**Short exercise**
Transcribe the listing exactly, leaving out every picture.

++++++

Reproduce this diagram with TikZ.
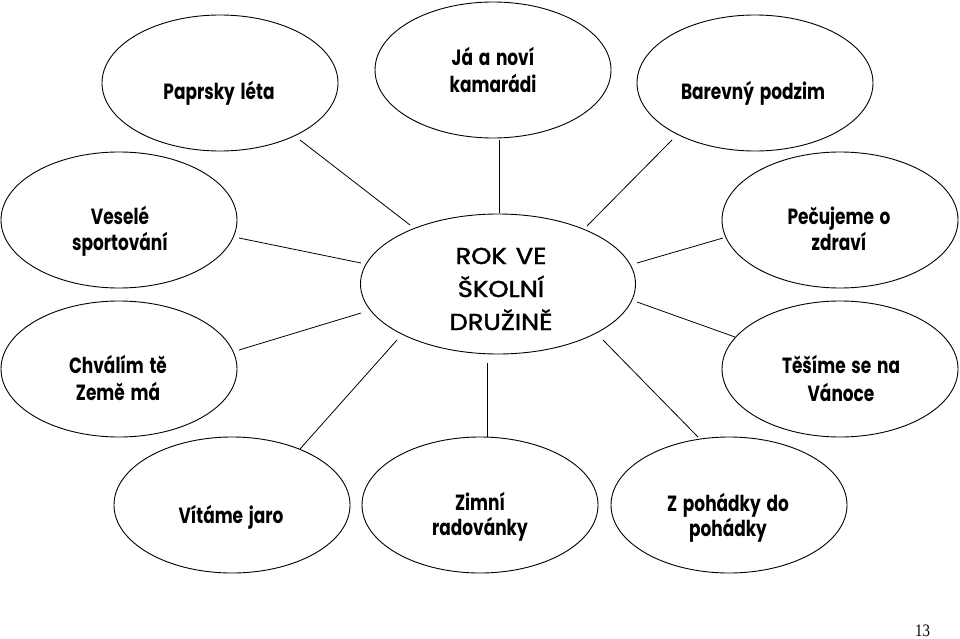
\documentclass[tikz,border=0pt]{standalone}
\usepackage{fontspec}
\usetikzlibrary{shapes.geometric,calc}
\newfontfamily\labfont{Poppins}[FakeStretch=0.77,WordSpace=1.6]
\newfontfamily\ctrfont{Poppins}[FakeStretch=1.12,FakeBold=1.8,WordSpace=1.3]
\newfontfamily\numfont{Liberation Serif}[FakeStretch=0.85]
\newcommand\twoln[3]{\vtop{\baselineskip=#1pt\lineskiplimit=-20pt\halign{\hfil##\hfil\cr #2\cr #3\cr}}}
\newcommand\threeln[4]{\vtop{\baselineskip=#1pt\lineskiplimit=-20pt\halign{\hfil##\hfil\cr #2\cr #3\cr #4\cr}}}
\begin{document}
\begin{tikzpicture}[x=1pt,y=-1pt,
  bub/.style={ellipse, draw, line width=0.9pt, minimum width=236pt, minimum height=136pt, inner sep=0pt},
  bigbub/.style={bub, minimum width=275pt, minimum height=140pt},
  lab/.style={anchor=base, inner sep=0pt, font=\labfont\bfseries\fontsize{22}{26}\selectfont},
  ctrlab/.style={anchor=base, inner sep=0pt, font=\ctrfont\fontsize{23}{27}\selectfont},
  link/.style={draw, line width=0.8pt}]
\fill[white] (0,0) rectangle (960,639);
\useasboundingbox (0,0) rectangle (960,639);
% bubbles
\node[bub] (pap) at (220,83) {};
\node[bub] (ja) at (493,70) {};
\node[bub] (bar) at (755,83) {};
\node[bub] (ves) at (119,220) {};
\node[bub] (pec) at (840,220) {};
\node[bigbub] (ctr) at (498,284) {};
\node[bub] (chv) at (119,369) {};
\node[bub] (tes) at (840,369) {};
\node[bub] (vit) at (232,505) {};
\node[bub] (zim) at (480,505) {};
\node[bub] (poh) at (729,505) {};
% texts
\node[lab] (tpap) at (219,99.5) {Paprsky léta};
\node[lab] (tja) at (493,66) {\twoln{27}{Já a noví}{kamarádi}};
\node[lab] (tbar) at (753,100) {Barevný podzim};
\node[lab] (tves) at (120,224) {\twoln{26}{Veselé}{sportování}};
\node[lab] (tpec) at (839,224) {\twoln{26}{Pečujeme o}{zdraví}};
\node[ctrlab] (tctr) at (501,264) {\threeln{33}{ROK VE}{ŠKOLNÍ}{DRUŽINĚ}};
\node[lab] (tchv) at (118,373) {\twoln{27}{Chválím tě}{Země má}};
\node[lab] (ttes) at (841,373) {\twoln{28}{Těšíme se na}{Vánoce}};
\node[lab] (tvit) at (231,523) {Vítáme jaro};
\node[lab] (tzim) at (480,510) {\twoln{25}{Zimní}{radovánky}};
\node[lab] (tpoh) at (728,511) {\twoln{25}{Z pohádky do}{pohádky}};
\node[anchor=base, inner sep=0pt, font=\numfont\fontsize{17.5}{20}\selectfont] (pnum) at (922.5,636.5) {13};
% connectors
\draw[link] ($(pap)+(80,57)$) -- ($(ctr)+(-88,-59)$);
\draw[link] ($(ja)+(6,70)$) -- ($(ctr)+(1,-71)$);
\draw[link] ($(bar)+(-83,57)$) -- ($(ctr)+(89,-58)$);
\draw[link] ($(ves)+(120,18)$) -- ($(ctr)+(-137,-21)$);
\draw[link] ($(pec)+(-117,18)$) -- ($(ctr)+(139,-21)$);
\draw[link] ($(chv)+(120,-19)$) -- ($(ctr)+(-137,29)$);
\draw[link] ($(tes)+(-105,-32)$) -- ($(ctr)+(139,18)$);
\draw[link] ($(vit)+(68,-56)$) -- ($(ctr)+(-101,56)$);
\draw[link] ($(zim)+(7,-68)$) -- ($(ctr)+(-11,79)$);
\draw[link] ($(poh)+(-31,-68)$) -- ($(ctr)+(105,56)$);
\end{tikzpicture}
\end{document}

++++++

**The solution**
Reproduce this diagram with TikZ.
\documentclass[tikz,border=0pt]{standalone}
\usepackage{fontspec}
\usetikzlibrary{shapes.geometric,calc}
\newfontfamily\labfont{Poppins}[FakeStretch=0.77,WordSpace=1.6]
\newfontfamily\ctrfont{Poppins}[FakeStretch=1.12,FakeBold=1.8,WordSpace=1.3]
\newfontfamily\numfont{Liberation Serif}[FakeStretch=0.85]
\newcommand\twoln[3]{\vtop{\baselineskip=#1pt\lineskiplimit=-20pt\halign{\hfil##\hfil\cr #2\cr #3\cr}}}
\newcommand\threeln[4]{\vtop{\baselineskip=#1pt\lineskiplimit=-20pt\halign{\hfil##\hfil\cr #2\cr #3\cr #4\cr}}}
\begin{document}
\begin{tikzpicture}[x=1pt,y=-1pt,
  bub/.style={ellipse, draw, line width=0.9pt, minimum width=236pt, minimum height=136pt, inner sep=0pt},
  bigbub/.style={bub, minimum width=275pt, minimum height=140pt},
  lab/.style={anchor=base, inner sep=0pt, font=\labfont\bfseries\fontsize{22}{26}\selectfont},
  ctrlab/.style={anchor=base, inner sep=0pt, font=\ctrfont\fontsize{23}{27}\selectfont},
  link/.style={draw, line width=0.8pt}]
\fill[white] (0,0) rectangle (960,639);
\useasboundingbox (0,0) rectangle (960,639);
% bubbles
\node[bub] (pap) at (220,83) {};
\node[bub] (ja) at (493,70) {};
\node[bub] (bar) at (755,83) {};
\node[bub] (ves) at (119,220) {};
\node[bub] (pec) at (840,220) {};
\node[bigbub] (ctr) at (498,284) {};
\node[bub] (chv) at (119,369) {};
\node[bub] (tes) at (840,369) {};
\node[bub] (vit) at (232,505) {};
\node[bub] (zim) at (480,505) {};
\node[bub] (poh) at (729,505) {};
% texts
\node[lab] (tpap) at (219,99.5) {Paprsky léta};
\node[lab] (tja) at (493,66) {\twoln{27}{Já a noví}{kamarádi}};
\node[lab] (tbar) at (753,100) {Barevný podzim};
\node[lab] (tves) at (120,224) {\twoln{26}{Veselé}{sportování}};
\node[lab] (tpec) at (839,224) {\twoln{26}{Pečujeme o}{zdraví}};
\node[ctrlab] (tctr) at (501,264) {\threeln{33}{ROK VE}{ŠKOLNÍ}{DRUŽINĚ}};
\node[lab] (tchv) at (118,373) {\twoln{27}{Chválím tě}{Země má}};
\node[lab] (ttes) at (841,373) {\twoln{28}{Těšíme se na}{Vánoce}};
\node[lab] (tvit) at (231,523) {Vítáme jaro};
\node[lab] (tzim) at (480,510) {\twoln{25}{Zimní}{radovánky}};
\node[lab] (tpoh) at (728,511) {\twoln{25}{Z pohádky do}{pohádky}};
\node[anchor=base, inner sep=0pt, font=\numfont\fontsize{17.5}{20}\selectfont] (pnum) at (922.5,636.5) {13};
% connectors
\draw[link] ($(pap)+(80,57)$) -- ($(ctr)+(-88,-59)$);
\draw[link] ($(ja)+(6,70)$) -- ($(ctr)+(1,-71)$);
\draw[link] ($(bar)+(-83,57)$) -- ($(ctr)+(89,-58)$);
\draw[link] ($(ves)+(120,18)$) -- ($(ctr)+(-137,-21)$);
\draw[link] ($(pec)+(-117,18)$) -- ($(ctr)+(139,-21)$);
\draw[link] ($(chv)+(120,-19)$) -- ($(ctr)+(-137,29)$);
\draw[link] ($(tes)+(-105,-32)$) -- ($(ctr)+(139,18)$);
\draw[link] ($(vit)+(68,-56)$) -- ($(ctr)+(-101,56)$);
\draw[link] ($(zim)+(7,-68)$) -- ($(ctr)+(-11,79)$);
\draw[link] ($(poh)+(-31,-68)$) -- ($(ctr)+(105,56)$);
\end{tikzpicture}
\end{document}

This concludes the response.